Uma de suas divisões comercializa um serviço que visa neutralizar terroristas em potencial, o que seus críticos alegam ser temerário dados os erros dos algoritmos decisórios. Por meio de um contrato firmado durante o governo Biden, fornece inteligência sobre alvos estratégicos para o governo Netanyahu, e assim o fazia em abril de 2024, quando três veículos bem sinalizados da Cozinha Central Global (WCK) foram pulverizados por mísseis, matando seus sete ocupantes e garantindo que a comida jamais chegasse ao seu destino.
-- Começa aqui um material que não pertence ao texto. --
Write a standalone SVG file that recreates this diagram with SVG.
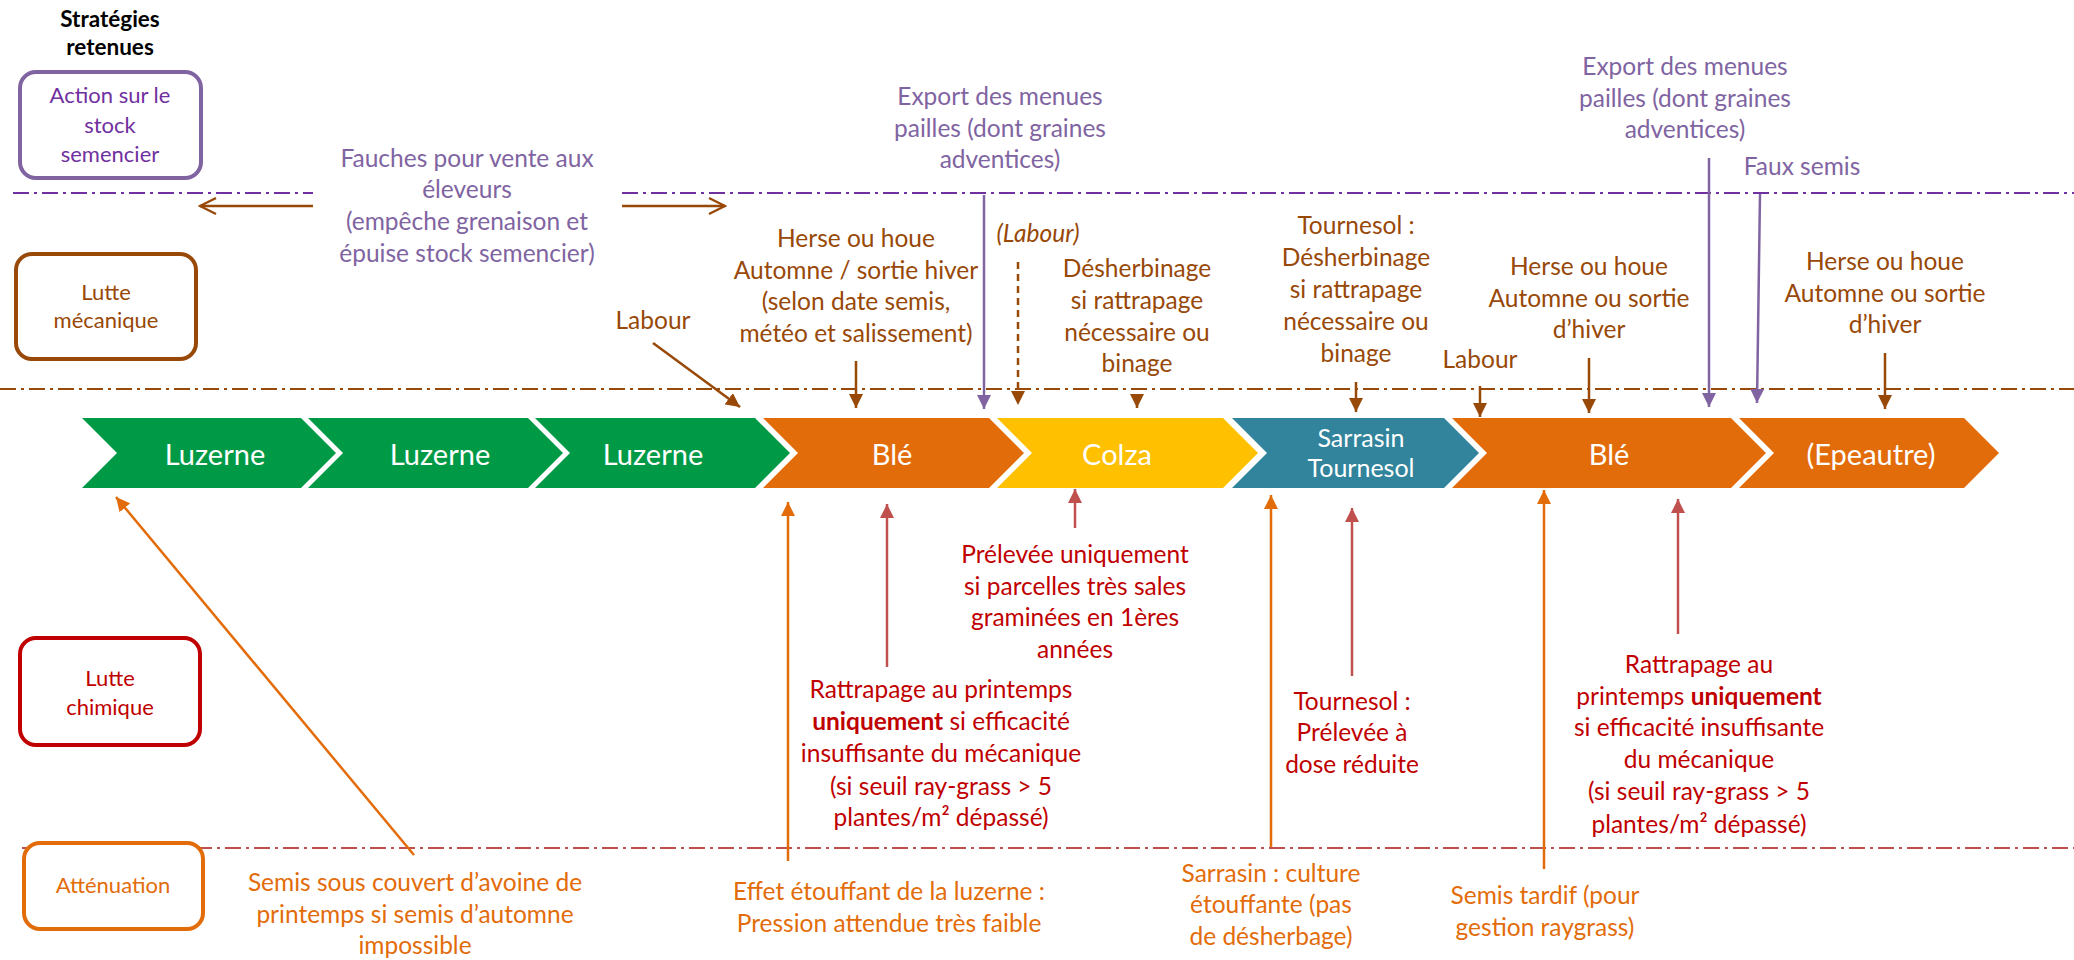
<svg xmlns="http://www.w3.org/2000/svg" width="2074" height="960" viewBox="0 0 2074 960">
<style>
text{font-family:Lato,"Open Sans","Liberation Sans",sans-serif;text-anchor:middle}
.t{font-size:24.5px}
.lbl{font-size:22px}
.chev{font-size:29px;fill:#fff}
.pu{fill:#8064A2}.br{fill:#984807}.rd{fill:#C00000}.or{fill:#E36C0A}
.dd{fill:none;stroke-width:2;stroke-dasharray:16 5 3 5}
.ln{fill:none;stroke-width:2.5}
.box{fill:#fff;stroke-width:4}
</style>
<defs>
<marker id="mBr" viewBox="0 0 10 10" refX="10" refY="5" markerWidth="14" markerHeight="14" markerUnits="userSpaceOnUse" orient="auto"><path d="M0,0 L10,5 L0,10 z" fill="#984807"/></marker>
<marker id="mPu" viewBox="0 0 10 10" refX="10" refY="5" markerWidth="14" markerHeight="14" markerUnits="userSpaceOnUse" orient="auto"><path d="M0,0 L10,5 L0,10 z" fill="#8064A2"/></marker>
<marker id="mRd" viewBox="0 0 10 10" refX="10" refY="5" markerWidth="14" markerHeight="14" markerUnits="userSpaceOnUse" orient="auto"><path d="M0,0 L10,5 L0,10 z" fill="#C0504D"/></marker>
<marker id="mOr" viewBox="0 0 10 10" refX="10" refY="5" markerWidth="14" markerHeight="14" markerUnits="userSpaceOnUse" orient="auto"><path d="M0,0 L10,5 L0,10 z" fill="#E36C0A"/></marker>
<marker id="mOpen" viewBox="0 0 10 10" refX="9" refY="5" markerWidth="20" markerHeight="20" markerUnits="userSpaceOnUse" orient="auto"><path d="M1,1 L9,5 L1,9" fill="none" stroke="#984807" stroke-width="1.2"/></marker>
</defs>
<rect width="2074" height="960" fill="#fff"/>

<!-- separator lines -->
<g id="separators">
<line class="dd" x1="13" y1="193" x2="313" y2="193" stroke="#7030A0"/>
<line class="dd" x1="622" y1="193" x2="2074" y2="193" stroke="#7030A0"/>
<line class="dd" x1="0" y1="389" x2="2074" y2="389" stroke="#984807"/>
<line class="dd" x1="22" y1="848" x2="2074" y2="848" stroke="#C0504D"/>
</g>

<!-- header and category boxes -->
<g id="header">
<text x="110" y="27" style="font-size:22.5px;font-weight:bold" fill="#000">Stratégies</text>
<text x="110" y="55" style="font-size:22.5px;font-weight:bold" fill="#000">retenues</text>
</g>
<g id="cat-stock">
<rect class="box" x="20" y="72" width="181" height="106" rx="16" stroke="#8064A2"/>
<text class="lbl" fill="#7030A0"><tspan x="110" y="103">Action sur le</tspan><tspan x="110" y="133">stock</tspan><tspan x="110" y="162">semencier</tspan></text>
</g>
<g id="cat-meca">
<rect class="box" x="16" y="254" width="180" height="105" rx="16" stroke="#984807"/>
<text class="lbl br"><tspan x="106" y="300">Lutte</tspan><tspan x="106" y="328">mécanique</tspan></text>
</g>
<g id="cat-chim">
<rect class="box" x="20" y="638" width="180" height="107" rx="16" stroke="#C00000"/>
<text class="lbl rd"><tspan x="110" y="686">Lutte</tspan><tspan x="110" y="715">chimique</tspan></text>
</g>
<g id="cat-att">
<rect class="box" x="24" y="843" width="179" height="86" rx="16" stroke="#E36C0A"/>
<text class="lbl or" x="113" y="893">Atténuation</text>
</g>

<!-- rotation chevrons -->
<g id="c-luzerne1"><polygon points="82,418 301,418 336,453 301,488 82,488 117,453" fill="#009A46"/><text class="chev" x="215" y="465">Luzerne</text></g>
<g id="c-luzerne2"><polygon points="308,418 528,418 563,453 528,488 308,488 343,453" fill="#009A46"/><text class="chev" x="440" y="465">Luzerne</text></g>
<g id="c-luzerne3"><polygon points="535,418 755,418 790,453 755,488 535,488 570,453" fill="#009A46"/><text class="chev" x="653" y="465">Luzerne</text></g>
<g id="c-ble1"><polygon points="763,418 989,418 1024,453 989,488 763,488 798,453" fill="#E36C0A"/><text class="chev" x="892" y="465">Blé</text></g>
<g id="c-colza"><polygon points="997,418 1223,418 1258,453 1223,488 997,488 1032,453" fill="#FFC000"/><text class="chev" x="1117" y="465">Colza</text></g>
<g id="c-sarrasin"><polygon points="1232,418 1444,418 1479,453 1444,488 1232,488 1267,453" fill="#31849B"/><text class="chev" style="font-size:25px"><tspan x="1361" y="447">Sarrasin</tspan><tspan x="1361" y="477">Tournesol</tspan></text></g>
<g id="c-ble2"><polygon points="1452,418 1731,418 1766,453 1731,488 1452,488 1487,453" fill="#E36C0A"/><text class="chev" x="1609" y="465">Blé</text></g>
<g id="c-epeautre"><polygon points="1739,418 1964,418 1999,453 1964,488 1739,488 1774,453" fill="#E36C0A"/><text class="chev" x="1871" y="465">(Epeautre)</text></g>

<!-- annotations -->
<g id="n-fauches"><text class="t pu"><tspan x="467" y="167">Fauches pour vente aux</tspan><tspan x="467" y="198">éleveurs</tspan><tspan x="467" y="230">(empêche grenaison et</tspan><tspan x="467" y="262">épuise stock semencier)</tspan></text></g>
<g id="n-export1"><text class="t pu"><tspan x="1000" y="105">Export des menues</tspan><tspan x="1000" y="137">pailles (dont graines</tspan><tspan x="1000" y="168">adventices)</tspan></text></g>
<g id="n-export2"><text class="t pu"><tspan x="1685" y="75">Export des menues</tspan><tspan x="1685" y="107">pailles (dont graines</tspan><tspan x="1685" y="138">adventices)</tspan></text></g>
<g id="n-fauxsemis"><text class="t pu" x="1802" y="175">Faux semis</text></g>
<g id="n-labour1"><text class="t br" x="653" y="329">Labour</text></g>
<g id="n-herse1"><text class="t br"><tspan x="856" y="247">Herse ou houe</tspan><tspan x="856" y="279">Automne / sortie hiver</tspan><tspan x="856" y="310">(selon date semis,</tspan><tspan x="856" y="342">météo et salissement)</tspan></text></g>
<g id="n-labour-it"><text class="t br" x="1038" y="242" font-style="italic">(Labour)</text></g>
<g id="n-desherb"><text class="t br"><tspan x="1137" y="277">Désherbinage</tspan><tspan x="1137" y="309">si rattrapage</tspan><tspan x="1137" y="341">nécessaire ou</tspan><tspan x="1137" y="372">binage</tspan></text></g>
<g id="n-tournesol-meca"><text class="t br"><tspan x="1356" y="234">Tournesol :</tspan><tspan x="1356" y="266">Désherbinage</tspan><tspan x="1356" y="298">si rattrapage</tspan><tspan x="1356" y="330">nécessaire ou</tspan><tspan x="1356" y="362">binage</tspan></text></g>
<g id="n-labour2"><text class="t br" x="1480" y="368">Labour</text></g>
<g id="n-herse2"><text class="t br"><tspan x="1589" y="275">Herse ou houe</tspan><tspan x="1589" y="307">Automne ou sortie</tspan><tspan x="1589" y="338">d’hiver</tspan></text></g>
<g id="n-herse3"><text class="t br"><tspan x="1885" y="270">Herse ou houe</tspan><tspan x="1885" y="302">Automne ou sortie</tspan><tspan x="1885" y="333">d’hiver</tspan></text></g>

<g id="n-prelevee"><text class="t rd"><tspan x="1075" y="563">Prélevée uniquement</tspan><tspan x="1075" y="595">si parcelles très sales</tspan><tspan x="1075" y="626">graminées en 1ères</tspan><tspan x="1075" y="658">années</tspan></text></g>
<g id="n-rattrapage1"><text class="t rd"><tspan x="941" y="698">Rattrapage au printemps</tspan><tspan x="941" y="730"><tspan font-weight="bold">uniquement</tspan> si efficacité</tspan><tspan x="941" y="762">insuffisante du mécanique</tspan><tspan x="941" y="795">(si seuil ray-grass &gt; 5</tspan><tspan x="941" y="826">plantes/m² dépassé)</tspan></text></g>
<g id="n-tournesol-chim"><text class="t rd"><tspan x="1352" y="710">Tournesol :</tspan><tspan x="1352" y="741">Prélevée à</tspan><tspan x="1352" y="773">dose réduite</tspan></text></g>
<g id="n-rattrapage2"><text class="t rd"><tspan x="1699" y="673">Rattrapage au</tspan><tspan x="1699" y="705">printemps <tspan font-weight="bold">uniquement</tspan></tspan><tspan x="1699" y="736">si efficacité insuffisante</tspan><tspan x="1699" y="768">du mécanique</tspan><tspan x="1699" y="800">(si seuil ray-grass &gt; 5</tspan><tspan x="1699" y="833">plantes/m² dépassé)</tspan></text></g>

<g id="n-semis-couvert"><text class="t or"><tspan x="415" y="891">Semis sous couvert d’avoine de</tspan><tspan x="415" y="923">printemps si semis d’automne</tspan><tspan x="415" y="954">impossible</tspan></text></g>
<g id="n-effet"><text class="t or"><tspan x="889" y="900">Effet étouffant de la luzerne :</tspan><tspan x="889" y="932">Pression attendue très faible</tspan></text></g>
<g id="n-sarrasin"><text class="t or"><tspan x="1271" y="882">Sarrasin : culture</tspan><tspan x="1271" y="913">étouffante (pas</tspan><tspan x="1271" y="945">de désherbage)</tspan></text></g>
<g id="n-semis-tardif"><text class="t or"><tspan x="1545" y="904">Semis tardif (pour</tspan><tspan x="1545" y="936">gestion raygrass)</tspan></text></g>

<!-- connectors -->
<g id="connectors">
<line class="ln" x1="313" y1="206" x2="200" y2="206" stroke="#984807" marker-end="url(#mOpen)"/>
<line class="ln" x1="622" y1="206" x2="725" y2="206" stroke="#984807" marker-end="url(#mOpen)"/>
<line class="ln" x1="653" y1="343" x2="740" y2="407" stroke="#984807" marker-end="url(#mBr)"/>
<line class="ln" x1="856" y1="361" x2="856" y2="408" stroke="#984807" marker-end="url(#mBr)"/>
<line class="ln" x1="984" y1="195" x2="984" y2="409" stroke="#8064A2" marker-end="url(#mPu)"/>
<line class="ln" x1="1018" y1="262" x2="1018" y2="405" stroke="#984807" stroke-dasharray="7 5" marker-end="url(#mBr)"/>
<line class="ln" x1="1137" y1="394" x2="1137" y2="408" stroke="#984807" marker-end="url(#mBr)"/>
<line class="ln" x1="1356" y1="382" x2="1356" y2="412" stroke="#984807" marker-end="url(#mBr)"/>
<line class="ln" x1="1480" y1="386" x2="1480" y2="417" stroke="#984807" marker-end="url(#mBr)"/>
<line class="ln" x1="1589" y1="358" x2="1589" y2="413" stroke="#984807" marker-end="url(#mBr)"/>
<line class="ln" x1="1709" y1="158" x2="1709" y2="407" stroke="#8064A2" marker-end="url(#mPu)"/>
<line class="ln" x1="1760" y1="194" x2="1757" y2="403" stroke="#8064A2" marker-end="url(#mPu)"/>
<line class="ln" x1="1885" y1="353" x2="1885" y2="409" stroke="#984807" marker-end="url(#mBr)"/>
<line class="ln" x1="414" y1="855" x2="116" y2="497" stroke="#E36C0A" marker-end="url(#mOr)"/>
<line class="ln" x1="788" y1="861" x2="788" y2="502" stroke="#E36C0A" marker-end="url(#mOr)"/>
<line class="ln" x1="887" y1="667" x2="887" y2="504" stroke="#C0504D" marker-end="url(#mRd)"/>
<line class="ln" x1="1075" y1="528" x2="1075" y2="489" stroke="#C0504D" marker-end="url(#mRd)"/>
<line class="ln" x1="1271" y1="847" x2="1271" y2="495" stroke="#E36C0A" marker-end="url(#mOr)"/>
<line class="ln" x1="1352" y1="676" x2="1352" y2="508" stroke="#C0504D" marker-end="url(#mRd)"/>
<line class="ln" x1="1544" y1="869" x2="1544" y2="490" stroke="#E36C0A" marker-end="url(#mOr)"/>
<line class="ln" x1="1678" y1="634" x2="1678" y2="499" stroke="#C0504D" marker-end="url(#mRd)"/>
</g>
</svg>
Durante a vigência deste contrato, cerca de 200 funcionários de organizações humanitárias foram mortos, reduzindo a presença internacional no enclave e os registros que chegam ao Ocidente.
Ações como estas divergem do modelo chinês: as empresas contratadas para vigiar os moradores do país não se envolvem com outros governos, posto que isso afetaria o projeto nacional de captura do soft power deixado na mesa pelos americanos.
Já nos Estados Unidos, agências governamentais e empresas como a Palantir foram incumbidas de treinar satélites com IA para monitorar a fronteira e a atividade de traficantes no México. A ideia é agir preventivamente, neutralizando alvos antes que ameacem a segurança nacional.
Só os tolos acreditam que a missão dos grandes tecnologistas é reduzir o tamanho do Estado.